夏場に街に出てくる変態おじさんたち。部屋にいても眩しいし暑いからだということが、すぐに想起される。彼らのカッコウは一様に控えめで、決して高いものは身につけられてはいない…。時にはシャツをズボンに入れたスーツと見紛うばかりのカッコウでもある。そういった様相を眺めながら、僕もその流れに乗ることが必要なのかもしれないということを、眠る時に時々考える。しかし休みでもスラックスにシャツ、革靴というのも普通なのかどうかはわからないが…。電車の隅で、派手な格好をしたり突拍子もない行動をしているような輩にコンニャロ光線を発していたりする人も見かける。
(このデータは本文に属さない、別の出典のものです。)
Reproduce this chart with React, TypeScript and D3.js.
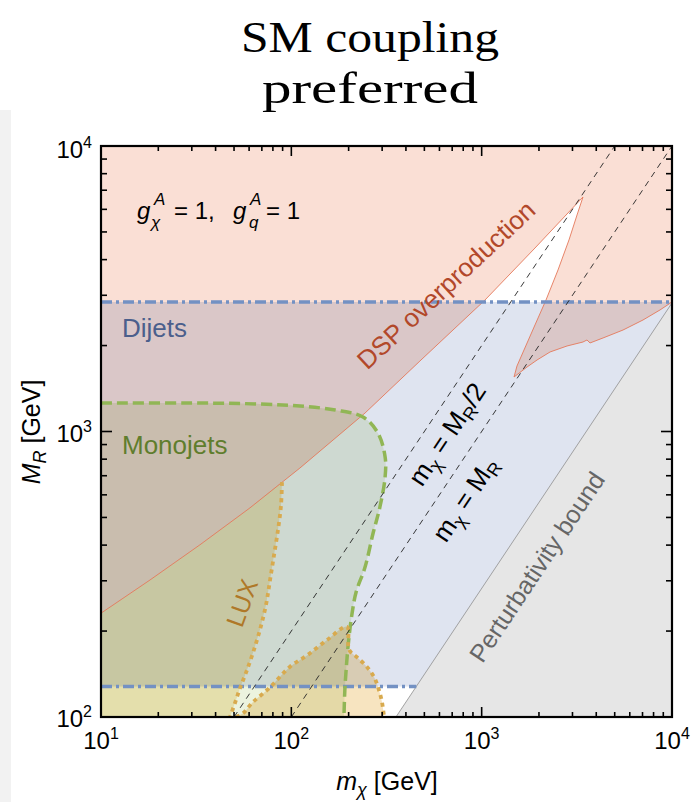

それはもしかすると、抑制の効いた紳士的な態度なのだと感じられる方も多いことだろう。だがそれは時として、人間的なーー創作的な態度が欠如したことの現れのようにも時として感じられてしまうわけだが…。
土曜日はマッサージをしにわざわざ吉祥寺へ。クーポンでやすかったから、仕方がなかったというわけだった。中央線に乗っていると、わりと長い駅のスパンの中で前述したような、みょうななりの人が多かった…。しかしそれは偏見で、自由が丘だろうがどこだろうが、そういうコンセプトの人はいる場所にはいるわけだ。原宿あたりで乗ってきた女の子三人組と、目がうつろな顔の、外回り中のサラリーマンの生み出す強烈なコントラスト。夏は、その短い時間の暑さによるものだからかわからないけれどーー日本人の人生のあり相をそこに浮き彫りにするのかもしれない。人が一旦街に出てくれば、そういった風な、選挙では覆い隠されていた人々の真実の姿も丸見えになる。そういう私も、日がなアダルト動画を見たり、漫画を読んでいたり、今こうして仕事もしていないのにこっそりマッサージにでかけているという状況があるわけだ。
マッサージの方は、ワカモノだったが腕は確かで、かなり効いた。指圧はコツがいるようで、微妙なところもあったけれど、鍼は集中力が必要だからかもしれないが、若い人のほうがうまい場合が多い。デザイン仕事はと言うと、若い人でもできる人はできるのかもしれない。今の仕事は大味ではないというのが、まず一つ。そうなると、デザインも考え方も狡猾になる。変化していたり、丁寧だったり、繊細だったり。線がとにかく、見えないぐらいに細いところもある。かと思うとダイナミックかつ太くなっていたり。空いた胃にコーヒーを流し込みながら、私情の介在しない談義をしたりされたり。本音がないので、それが何ヶ月も続くと、人自体が怖くなってくる。前の会社でも現れた症状だ。表面的な態度の向こうにあるものを、知りたくなる。しかしそれを知ったところで一切の意味が無いと、価値を見いだせないということが、今の社会では多い気がする…。